When Sabrina Bakeera-Kitaka polled HIV-positive adolescents in her clinic, she found a wide variety of sexual experience, but little sexual knowledge. One in four of the patients she surveyed reported having had sex. One respondent counted 13 partners. Three couldn’t remember how many partners they had gone to bed with. Of the 800 adolescents enrolled in her program, more than 40 girls were expecting children or had already become parents. “Some of them have this thing, that ‘I have to leave a legacy,’ ” Kitaka said. ” ‘Mother died, and who knows if I’m not going to die?’ Some have insinuated that people at home are pressuring them to get babies. In some societies in this country, if you don’t have a baby by 18 years or so, then you’re not a woman.”
Bakeera-Kitaka’s study also found that the patients in her program understood little about the risks to which they were subjecting their sexual partners. Some boys thought that semen did not carry HIV; some girls thought the virus would bleed away during menstruation. Most alarming, some said they wouldn’t disclose their infection to their partners, out of fear of rejection–and that they preferred partners who were HIV-negative.
I reported this story a while back, but it turns out to be pretty timely. There’s a lively debate going on about whether the funding provided by the United States, which has made this transformation possible, should be extended. From the Boston Globe:
Obama administration officials say they are not capping the number of patients receiving antiretroviral drugs, but they acknowledge that they are seeking to control the ever-rising costs of the program, known as the President’s Emergency Plan for AIDS Relief, which has grown from $2.3 billion in 2004 to nearly $7 billion this year.

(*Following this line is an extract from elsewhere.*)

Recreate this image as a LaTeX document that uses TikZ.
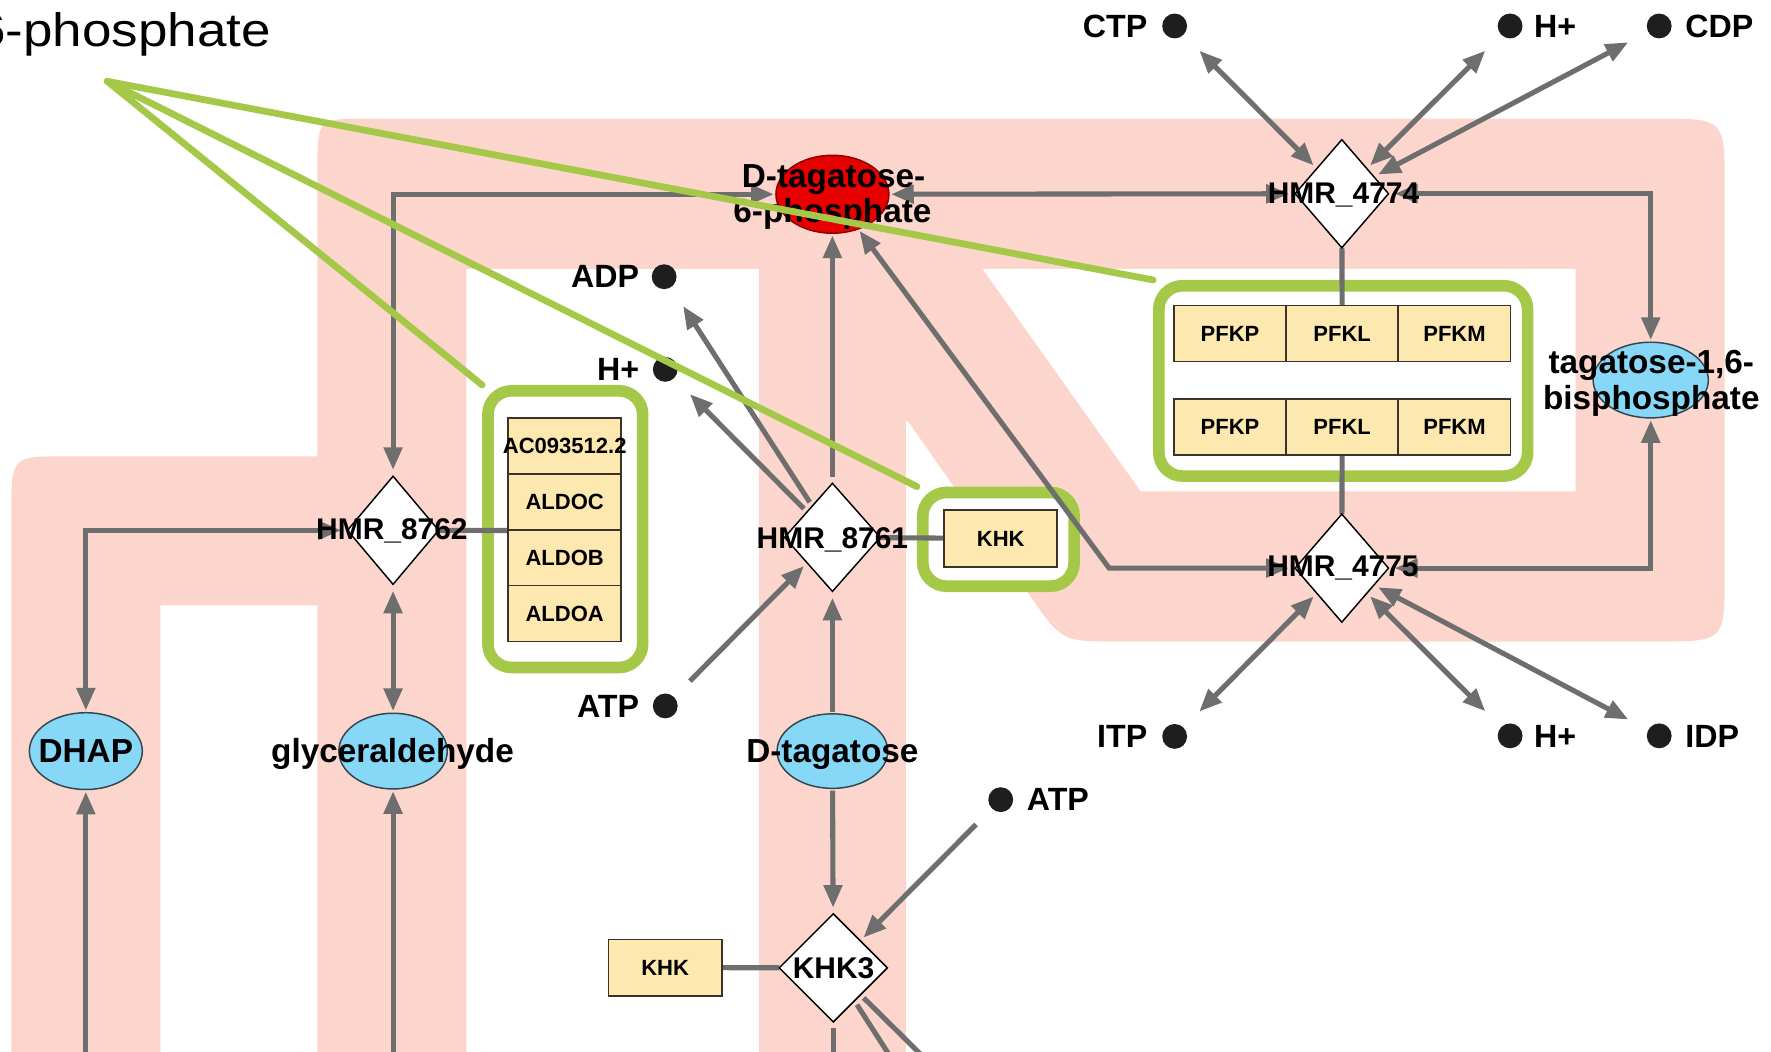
\documentclass[tikz,border=0pt]{standalone}
\usepackage{fontspec}
\setmainfont{Liberation Sans}
\newfontfamily\widesans[FakeStretch=1.13]{Liberation Sans}
\usetikzlibrary{shapes.geometric,arrows.meta}
\definecolor{pinkbg}{RGB}{252,214,204}
\definecolor{linkgray}{RGB}{110,110,110}
\definecolor{enzfill}{RGB}{253,233,176}
\definecolor{enzline}{RGB}{60,50,40}
\definecolor{bluefill}{RGB}{135,215,247}
\definecolor{bluelin}{RGB}{50,70,80}
\definecolor{redfill}{RGB}{232,0,0}
\definecolor{redline}{RGB}{140,0,0}
\definecolor{callgreen}{RGB}{165,200,72}
\definecolor{dotcol}{RGB}{30,30,30}
\newcommand\metfont{\fontsize{28.5}{30}\selectfont\bfseries}
\newcommand\molfont{\fontsize{29.5}{31}\selectfont\bfseries}
\newcommand\rxnfont{\fontsize{26.5}{28}\selectfont\bfseries}
\newcommand\enzfont{\fontsize{19.5}{21}\selectfont\bfseries}
\newcommand\callfont{\widesans\fontsize{41.5}{44}\selectfont}
\pgfdeclarelayer{bglayer}
\pgfdeclarelayer{boxlayer}
\pgfdeclarelayer{edgelayer}
\pgfdeclarelayer{toplayer}
\pgfsetlayers{bglayer,boxlayer,edgelayer,main,toplayer}
\begin{document}
\begin{tikzpicture}[x=1pt,y=-1pt,
  >={Triangle[length=20pt,width=16pt]},
  link/.style={draw=linkgray, line width=4.5pt},
  rxn/.style={shape=diamond, draw=black, line width=1.3pt, fill=white, inner sep=0pt, outer sep=4pt, minimum width=86pt, minimum height=99pt},
  mol/.style={shape=ellipse, draw=bluelin, line width=1.3pt, fill=bluefill, inner sep=0pt, outer sep=2pt},
  metdot/.style={circle, fill=dotcol, inner sep=0pt, minimum size=22pt, outer sep=20pt},
  enz/.style={rectangle, draw=enzline, line width=1.4pt, fill=enzfill, inner sep=0pt, font=\enzfont},
  pfkcell/.style={enz, minimum width=99.3pt, minimum height=49.6pt},
  aldocell/.style={enz, minimum width=100pt, minimum height=49.5pt},
  grp/.style={rectangle, draw=callgreen, line width=10.3pt, fill=white, rounded corners=21pt, inner sep=0pt},
  callline/.style={draw=callgreen, line width=6pt, line cap=round},
  metlab/.style={font=\metfont, inner sep=0pt},
  mollab/.style={font=\molfont, inner sep=0pt, anchor=base},
  rxnlab/.style={font=\rxnfont, inner sep=0pt, anchor=base},
  enzlink/.style={link, shorten <=-5.5pt}
]
\useasboundingbox (0,0) rectangle (1568,931);

% background bands
\begin{pgfonlayer}{bglayer}
\fill[white] (0,0) rectangle (1568,931);
\fill[pinkbg] (10,945) -- (10,454) .. controls (10,404) .. (60,404) -- (285,404) -- (285,536) -- (142,536) -- (142,945) -- cycle;
\fill[pinkbg] (281,945) -- (281,150) .. controls (281,105) .. (326,105) -- (1467,105) .. controls (1527,105) .. (1527,165) -- (1527,508) .. controls (1527,568) .. (1467,568) -- (990,568) .. controls (940,568) .. (911.7,527) -- (804,373) -- (802,373) -- (802,945) -- (672,945) -- (672,238) -- (413,238) -- (413,945) -- cycle;
\fill[white] (870,238) -- (1395,238) -- (1395,435) -- (1010,435) -- cycle;
\end{pgfonlayer}

% green group boxes
\begin{pgfonlayer}{boxlayer}
\node[grp, minimum width=326.5pt, minimum height=168.5pt] (gpfk) at (1189.25,337.25) {};
\node[grp, minimum width=137pt, minimum height=245pt] (galdo) at (500.5,468.5) {};
\node[grp, minimum width=134pt, minimum height=83pt] (gkhk) at (884,477.5) {};
\end{pgfonlayer}

% reactions
\node[rxn] (r4774) at (1188,171.5) {};
\node[rxn] (r4775) at (1188,503) {};
\node[rxn, minimum width=84pt] (r8762) at (348,469.5) {};
\node[rxn, minimum width=88pt] (r8761) at (737,475.75) {};
\node[rxn, minimum width=99pt] (khk3) at (737.8,856.9) {};

% metabolites (ellipses)
\node[mol, minimum width=100pt, minimum height=68pt] (dhap) at (76,665) {};
\node[mol, minimum width=96pt, minimum height=67pt] (glyc) at (348,665) {};
\node[mol, minimum width=98pt, minimum height=66pt] (dtag) at (737,665) {};
\node[mol, minimum width=102pt, minimum height=67pt] (tbp) at (1461.5,336.5) {};
\node[mol, fill=redfill, draw=redline, minimum width=100pt, minimum height=69pt] (d6p) at (737,172) {};

% small metabolites
\node[metdot] (ctp) at (1040,23) {};
\node[metlab, anchor=base east] (ctpl) at (1016,33.2) {CTP};
\node[metdot] (htop) at (1337,23) {};
\node[metlab, anchor=base west] (htopl) at (1358,33.2) {H+};
\node[metdot] (cdp) at (1469,23) {};
\node[metlab, anchor=base west] (cdpl) at (1492,33.2) {CDP};
\node[metdot] (adp) at (588,245) {};
\node[metlab, anchor=base east] (adpl) at (566,254.2) {ADP};
\node[metdot] (hmid) at (589,327) {};
\node[metlab, anchor=base east] (hmidl) at (566,337.2) {H+};
\node[metdot] (atpl) at (589,625) {};
\node[metlab, anchor=base east] (atpll) at (566,635.2) {ATP};
\node[metdot] (atpr) at (886,708) {};
\node[metlab, anchor=base west] (atprl) at (909,717.7) {ATP};
\node[metdot] (itp) at (1040,652) {};
\node[metlab, anchor=base east] (itpl) at (1016,661.9) {ITP};
\node[metdot] (hbot) at (1337,651.5) {};
\node[metlab, anchor=base west] (hbotl) at (1358,661.7) {H+};
\node[metdot] (idp) at (1469,651.5) {};
\node[metlab, anchor=base west] (idpl) at (1492,661.7) {IDP};

% enzymes
\node[pfkcell] (pfkA1) at (1089,295.4) {PFKP};
\node[pfkcell] (pfkB1) at (1188.3,295.4) {PFKL};
\node[pfkcell] (pfkC1) at (1287.8,295.4) {PFKM};
\node[pfkcell] (pfkA2) at (1089,378.15) {PFKP};
\node[pfkcell] (pfkB2) at (1188.3,378.15) {PFKL};
\node[pfkcell] (pfkC2) at (1287.8,378.15) {PFKM};
\node[aldocell] (aldoX) at (500,394.75) {\makebox[0pt]{AC093512.2}};
\node[aldocell] (aldoC) at (500,444.25) {ALDOC};
\node[aldocell] (aldoB) at (500,493.75) {ALDOB};
\node[aldocell] (aldoA) at (500,543.25) {ALDOA};
\node[enz, minimum width=100pt, minimum height=50.5pt] (khk1) at (886,476.75) {KHK};
\node[enz, minimum width=100.3pt, minimum height=50pt] (khk2) at (588.9,856.7) {KHK};

% labels
\node[mollab] (dhapl) at (76,675.5) {DHAP};
\node[mollab] (glycl) at (347.5,675.5) {glyceraldehyde};
\node[mollab] (dtagl) at (737,675.5) {D-tagatose};
\node[mollab] (d6pl1) at (738,165.6) {D-tagatose-};
\node[mollab] (d6pl2) at (737,197.3) {6-phosphate};
\node[mollab] (tbpl1) at (1462,330.5) {tagatose-1,6-};
\node[mollab] (tbpl2) at (1462,362.5) {bisphosphate};
\node[rxnlab] (r4774l) at (1189.5,180) {HMR\_4774};
\node[rxnlab] (r4775l) at (1189,510.6) {HMR\_4775};
\node[rxnlab] (r8762l) at (347,477.8) {HMR\_8762};
\node[rxnlab] (r8761l) at (737,485.5) {HMR\_8761};
\node[rxnlab] (khk3l) at (738,866) {KHK3};
\node[font=\callfont, anchor=base east, inner sep=0pt] (calltext) at (240,41.3) {6-phosphate};

% free ends
\coordinate (dhapin) at (76,950);
\coordinate (glycin) at (348,950);
\coordinate (kout1) at (737.8,950);
\coordinate (kout2) at (804,960);
\coordinate (kout3) at (842,960);
\coordinate (c1) at (982,503);
\coordinate (apex) at (95,72);

% connectors
\begin{pgfonlayer}{edgelayer}
\draw[link,<->] (r8762) -| (dhap);
\draw[link,<->] (r8762) |- (d6p);
\draw[link,<->] (r8762) -- (glyc);
\draw[link,->] (dhapin) -- (dhap);
\draw[link,->] (glycin) -- (glyc);
\draw[enzlink] (r8762) -- (aldoC.south west);
\draw[link,->] (r8761) -- (d6p);
\draw[link,<->] (r4775) -- (c1) -- (d6p);
\draw[link,->] (r8761) -- (adp);
\draw[link,->] (r8761) -- (hmid);
\draw[link,->] (atpl) -- (r8761);
\draw[link,->] (dtag) -- (r8761);
\draw[enzlink] (r8761) -- (khk1);
\draw[link,->] (dtag) -- (khk3);
\draw[link,->] (atpr) -- (khk3);
\draw[enzlink] (khk3) -- (khk2);
\draw[link] (khk3) -- (kout1);
\draw[link] (khk3) -- (kout2);
\draw[link] (khk3) -- (kout3);
\draw[link,<->] (d6p) -- (r4774);
\draw[link,<->] (r4774) -| (tbp);
\draw[link,<->] (ctp) -- (r4774);
\draw[link,<->] (htop) -- (r4774);
\draw[link,<->] (cdp) -- (r4774);
\draw[enzlink] (r4774) -- (pfkB1);
\draw[enzlink] (r4775) -- (pfkB2);
\draw[link,<->] (tbp) |- (r4775);
\draw[link,<->] (r4775) -- (itp);
\draw[link,<->] (r4775) -- (hbot);
\draw[link,<->] (r4775) -- (idp);
\end{pgfonlayer}

% callout lines
\begin{pgfonlayer}{toplayer}
\draw[callline] (apex) -- (gpfk.north west);
\draw[callline] (apex) -- (gkhk.north west);
\draw[callline] (apex) -- (galdo.north west);
\end{pgfonlayer}
\end{tikzpicture}
\end{document}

“People are struggling to find resources to honor the commitments we have made,’’ Ambassador Eric Goosby, US global AIDS coordinator, said in an interview. “We’re not at a cap point yet. If it gets worse, we’ll have another discussion.’’
The effects of the cost-cutting measures are beginning to be felt in parts of Africa. For patients arriving at some front-line AIDS clinics in Africa, the limits have the same effect as a cap, critics say.
“Virtually every day, we have to turn away patients who need treatment, including breast-feeding women,’’ said Dr. Peter Mugyenyi, a prominent AIDS specialist in Uganda. “We have to tell them ‘There is a freeze.’ ’’
I for one am hoping the program can be extended to save more lives. The new challenges being posed are huge, but in comparison to what was going on before (and still is going on for the large majority of the virus’s victims) they’re good problems to have.